Режиссер Эльдар Рязанов
1975
Внутренние прорехи, дыры, конечно, можно залатать и снаружи, но тогда жизненный порыв оказывается обреченным на замкнутый круг, а в конечном счете – на фундаментальную деформацию своих основных характеристик. Более решительная, деятельная «штопка» способна лишь усилить эффект деформации.
Один из наиболее существенных признаков такой деформации – изменение в базовом для шестидесятников, изначально очень доверительном, взаимодействии с жизнью, с другими, с миром. Никогда не продвигавшиеся по заданной, принудительной коммунальной траектории (от мира к себе), шестидесятники всегда шли наугад – от себя к миру – и вот словно застопорились, перестав с прежним воодушевлением доверять жизни, искать и видеть свое отражение в случайно встреченных других.
В мире, уже давно пережившем эйфорию нового начала, в мире, запутавшемся в стилистических расхождениях, возможное столкновение с кривым зеркалом внушало подспудный страх. И не то чтобы сам герой у шестидесятников утратил прежнюю любознательность и активность. И Микеланджело Кончаловского, и Дюран Смирнова, и Людмила Сёмина в «Дорогих товарищах!» Кончаловского, и героини Смирнова – Варвара («Жила-была одна баба») и Дина («За нас с вами») – все они, если присмотреться, те же дети мощной жизненной эмпатии. Только сидящий, как Герман-старший «под столом» у своих героев, автор-шестидесятник больше не отпускает их с легким сердцем на все четыре стороны в свободное плаванье.
Именно так – «Свободное плавание» (2006) – назывался первый самостоятельный фильм Бориса Хлебникова, получившего в наследство от шестидесятников бремя внутренней неопределенности. В 2006 году его герой Лёня (Александр Яценко) тоже пускался в плавание. Только плыл он уже не на шпаликовском белом-беленьком пароходе, палуба которого пахла клевером[125], а на старой ржавой посудине под названием «Ворона». В эпилоге фильма на этой самой «Вороне» Лёня устремлялся к другим берегам под бодрую песню Челентано. Но романтический итальянский рок только подчеркивал иллюзорность мечты в сравнении с реальностью бессмысленных трудовых Лёниных будней, с реальностью абсолютного незнания – куда же плыть[126].

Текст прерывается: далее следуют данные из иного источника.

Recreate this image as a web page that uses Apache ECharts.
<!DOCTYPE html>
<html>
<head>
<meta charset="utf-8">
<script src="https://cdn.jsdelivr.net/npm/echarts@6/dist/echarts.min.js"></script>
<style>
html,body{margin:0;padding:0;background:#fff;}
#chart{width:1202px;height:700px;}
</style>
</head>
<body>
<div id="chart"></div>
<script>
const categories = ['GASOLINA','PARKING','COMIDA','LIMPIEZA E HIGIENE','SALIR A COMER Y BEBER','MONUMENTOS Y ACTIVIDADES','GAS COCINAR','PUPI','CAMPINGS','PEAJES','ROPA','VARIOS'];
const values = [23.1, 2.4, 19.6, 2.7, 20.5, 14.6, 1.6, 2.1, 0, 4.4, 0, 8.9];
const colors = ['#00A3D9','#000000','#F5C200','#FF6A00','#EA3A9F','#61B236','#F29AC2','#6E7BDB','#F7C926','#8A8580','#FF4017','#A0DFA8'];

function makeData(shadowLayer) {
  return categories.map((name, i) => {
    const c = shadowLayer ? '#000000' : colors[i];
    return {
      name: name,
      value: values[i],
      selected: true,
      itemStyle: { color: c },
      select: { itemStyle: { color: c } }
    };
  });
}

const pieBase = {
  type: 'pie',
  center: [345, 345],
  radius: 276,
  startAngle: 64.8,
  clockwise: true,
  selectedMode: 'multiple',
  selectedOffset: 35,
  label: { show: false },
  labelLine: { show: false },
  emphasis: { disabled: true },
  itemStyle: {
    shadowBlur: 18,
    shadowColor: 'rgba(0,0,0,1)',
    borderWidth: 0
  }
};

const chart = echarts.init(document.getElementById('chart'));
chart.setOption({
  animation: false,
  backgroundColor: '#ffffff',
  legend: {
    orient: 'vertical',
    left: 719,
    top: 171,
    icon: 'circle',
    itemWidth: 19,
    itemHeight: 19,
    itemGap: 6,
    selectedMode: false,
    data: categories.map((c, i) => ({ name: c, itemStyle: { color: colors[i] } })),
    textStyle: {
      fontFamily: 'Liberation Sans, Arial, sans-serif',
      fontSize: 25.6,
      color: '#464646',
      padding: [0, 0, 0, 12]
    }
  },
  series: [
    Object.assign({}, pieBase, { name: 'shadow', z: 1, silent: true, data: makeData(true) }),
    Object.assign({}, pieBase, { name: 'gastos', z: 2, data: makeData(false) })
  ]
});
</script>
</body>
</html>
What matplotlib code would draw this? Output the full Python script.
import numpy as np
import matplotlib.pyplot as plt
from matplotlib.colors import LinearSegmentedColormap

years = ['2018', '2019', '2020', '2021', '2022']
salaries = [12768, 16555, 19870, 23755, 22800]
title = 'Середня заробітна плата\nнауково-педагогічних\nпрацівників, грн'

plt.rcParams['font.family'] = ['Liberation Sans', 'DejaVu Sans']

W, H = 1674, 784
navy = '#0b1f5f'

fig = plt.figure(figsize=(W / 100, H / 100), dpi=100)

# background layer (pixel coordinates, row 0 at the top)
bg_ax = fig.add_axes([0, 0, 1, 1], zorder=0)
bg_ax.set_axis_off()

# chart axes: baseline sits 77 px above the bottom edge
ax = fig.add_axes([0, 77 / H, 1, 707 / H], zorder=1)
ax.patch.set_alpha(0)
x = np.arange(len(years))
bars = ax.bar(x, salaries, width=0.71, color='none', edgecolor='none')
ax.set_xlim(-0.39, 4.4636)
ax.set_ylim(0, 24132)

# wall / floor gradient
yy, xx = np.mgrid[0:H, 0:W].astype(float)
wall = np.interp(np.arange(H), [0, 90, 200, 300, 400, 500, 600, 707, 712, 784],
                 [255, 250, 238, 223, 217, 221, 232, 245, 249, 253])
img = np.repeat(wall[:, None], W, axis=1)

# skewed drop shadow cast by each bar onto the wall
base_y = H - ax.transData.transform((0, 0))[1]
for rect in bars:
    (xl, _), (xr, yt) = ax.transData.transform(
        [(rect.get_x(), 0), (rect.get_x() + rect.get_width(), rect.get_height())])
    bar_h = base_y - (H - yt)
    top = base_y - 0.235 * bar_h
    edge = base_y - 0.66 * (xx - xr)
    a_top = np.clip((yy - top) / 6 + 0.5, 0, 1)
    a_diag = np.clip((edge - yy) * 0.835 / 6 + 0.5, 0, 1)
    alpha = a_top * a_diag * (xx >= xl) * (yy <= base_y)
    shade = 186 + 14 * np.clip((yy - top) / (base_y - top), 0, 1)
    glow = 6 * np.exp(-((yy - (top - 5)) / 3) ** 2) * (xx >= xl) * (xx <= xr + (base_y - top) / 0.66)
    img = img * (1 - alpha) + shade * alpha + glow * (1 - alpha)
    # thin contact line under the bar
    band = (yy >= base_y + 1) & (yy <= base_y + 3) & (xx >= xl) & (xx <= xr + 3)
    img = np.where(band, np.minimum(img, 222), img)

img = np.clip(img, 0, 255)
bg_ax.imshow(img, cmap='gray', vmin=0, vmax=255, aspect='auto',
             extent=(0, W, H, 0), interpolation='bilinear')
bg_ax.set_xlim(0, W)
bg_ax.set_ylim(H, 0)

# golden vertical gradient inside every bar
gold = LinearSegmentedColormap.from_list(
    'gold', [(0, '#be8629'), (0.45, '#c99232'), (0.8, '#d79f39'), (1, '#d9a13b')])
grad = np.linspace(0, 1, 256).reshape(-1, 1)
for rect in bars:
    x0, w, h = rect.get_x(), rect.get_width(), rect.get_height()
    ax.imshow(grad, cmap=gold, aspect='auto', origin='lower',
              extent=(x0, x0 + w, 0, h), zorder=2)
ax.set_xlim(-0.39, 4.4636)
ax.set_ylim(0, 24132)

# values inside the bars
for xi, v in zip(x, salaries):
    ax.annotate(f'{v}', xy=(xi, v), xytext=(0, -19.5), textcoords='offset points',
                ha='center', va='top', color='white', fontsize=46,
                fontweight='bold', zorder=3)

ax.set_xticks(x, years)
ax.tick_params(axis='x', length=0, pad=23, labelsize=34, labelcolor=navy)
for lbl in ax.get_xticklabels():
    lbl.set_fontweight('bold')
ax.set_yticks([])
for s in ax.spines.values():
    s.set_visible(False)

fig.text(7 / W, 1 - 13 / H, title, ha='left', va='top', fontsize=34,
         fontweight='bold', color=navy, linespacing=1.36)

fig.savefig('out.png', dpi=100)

Автор, раньше и сам охотно устремлявшийся вослед своим героям, теперь гораздо крепче сжимал в руках авторский поводок, предпочитая придерживать все еще геройствующее
Самым универсальным и законным основанием для внутреннего умиротворения стала Великая Победа. Но по модели универсальной поддержки могут действовать и некие более частные, возникшие уже в качестве личного, как говорил Солженицын, «укрывища» инициативы – будь то антисоветское кредо Смирнова, освященное страданиями узников ГУЛАГа и мытарствами диссидентов-правозащитников, или миф о непреходящем грустном чеховском оптимизме от Кончаловского, с которым он чем дальше, тем больше сживается.
В кинематографе Кончаловского личный опыт внутренней стабилизации за счет неявных идеологем был, пожалуй, особенно успешен, поскольку и в самые горячие оттепельные времена режиссер не старался открыться всем ветрам. Он работал как бы под прикрытием. А самой лучшей страховкой для Кончаловского всегда был его любимый Чехов.
Когда в 1965 году режиссер снимал «Первого учителя», когда страстный жизненный порыв еще не ослабел, а «комиссарский пыльный шлем» лежал где-то рядом, когда Кончаловский еще не сомневался, как позднее его герой Лаврецкий, что сумеет «приобщиться» к вновь открывшемуся «до самых до окраин» пространству жизни, Чехов уже был скрытно привлечен режиссером как противовес исступленной всепокоряющей революционности «первого учителя» Дюйшена. Кончаловский был явно не готов довериться этому герою полностью. Чеховскую интеллигентную педагогику было нетрудно распознать в стилизованной восточной мудрости, соответствующей этническому, киргизскому материалу фильма. «Разве силой научить можно? Умный человек добрым словом учит, а не плеткой. Плохой ты учитель», – говорил учителю Дюйшену старик Картынбай (Кирей Жаркимбаев), почти по чеховской теории «малых дел» растивший и оберегавший на своем дворе единственный на всю округу огромный тополь. В финале Дюйшен хватался за топор со словами: «Я уйду только тогда, когда срублю ваш тополь и построю новую школу… Если не хотите этого, у вас есть только один выход – убейте меня». И старик Картынбай вставал рядом с Дюйшеном, чтобы вместе с ним рубить свое священное дерево. Не потому, что разделил с учителем его взгляды, но потому, что именно так утверждал свою неподвластную никакой исторической горячке ненасильственную справедливость[127].